Je me dirige ensuite vers un petit groupe de trois galaxies sur le dos du cétacé: NGC 615, 596 et 584. Je les repère facilement. 584 est la plus lumineuse du groupe, suivie de 596. Elles sont alignées et espacées régulièrement. 584 et surtout 596 sont très proches d’une étoile, donc faciles à repérer. Leurs noyaux sont assez brillants, 584 est circulaire, alors que les deux autres montrent une forme un peu allongée. Joli groupe, même si la transparence médiocre en ce secteur n’aide pas à en découvrir plus.

En remontant vers la tête de la Baleine, je m’arrête sur deux autres groupes:
NGC 1042 et 1052: proches, elles sont faciles à repérer. Ce sont des spirales vues de face, assez faibles hier soir. Par contre leurs voisines NGC1084 et NGC988 resteront invisibles.
M77 et NGC1055: évidentes au large de Delta Cetus, surtout M77, lumineuse avec un grand noyau. J’ai cherché autour NGC1073 et NGC1087, très pâles, je ne suis même pas sûr de les avoir vues…

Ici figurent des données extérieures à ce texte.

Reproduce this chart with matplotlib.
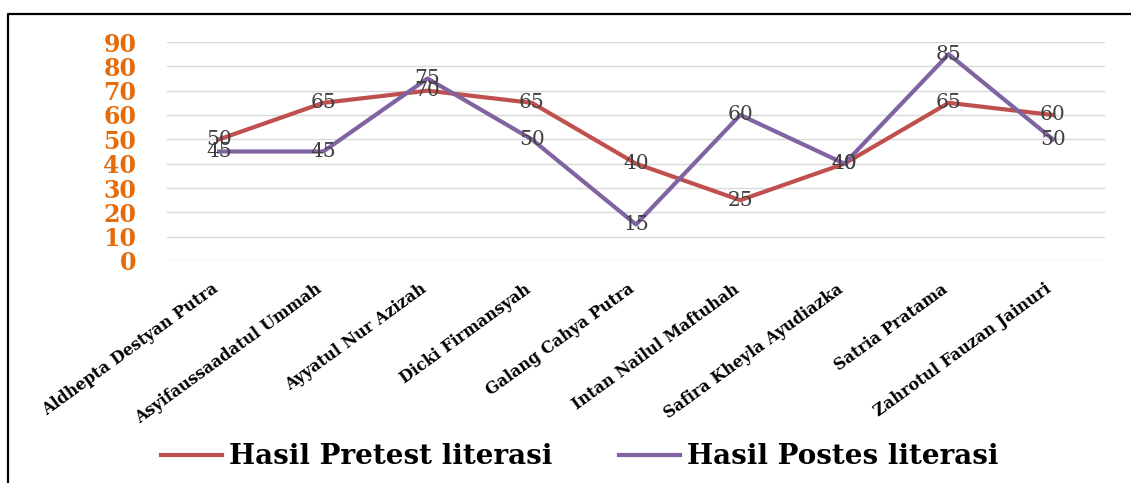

Je décide d’arrêter là ma quête galactique dans la Baleine, le ciel était trop peu transparent au sud, et je retourne au zénith pour terminer par quelques jolies amas: M52, NGC7789, le Double de Persée. Des valeurs sûres qui ne déçoivent jamais. Et puis un objet que j’aime beaucoup (un de plus!): NGC7008 ou la nébuleuse du Foetus. Quelle merveille encore hier soir! je ne m’en lasse pas. Je ne comprends pas comment j’ai pu galéré pour la trouver au début avec mon T200, car je tombe dessus maintenant du premier coup! La petite double colorée, et la bulle (aux reflets bleutés et rosés), posée juste dessus. On devinerait presque le foetus! Allez voir cette merveille.

On approche 2h. Je vais finir par Jupiter. La belle qui se couche est entourée d’un halo de brume, elle grillera moins mes yeux! Amusant le ballet de satellites: Io et Ganymède jouent à l’étoile double!

Voilà, une belle partie de nuit. Il y aura une suite, la météo annonce trois autres nuits claires à suivre. Enfin.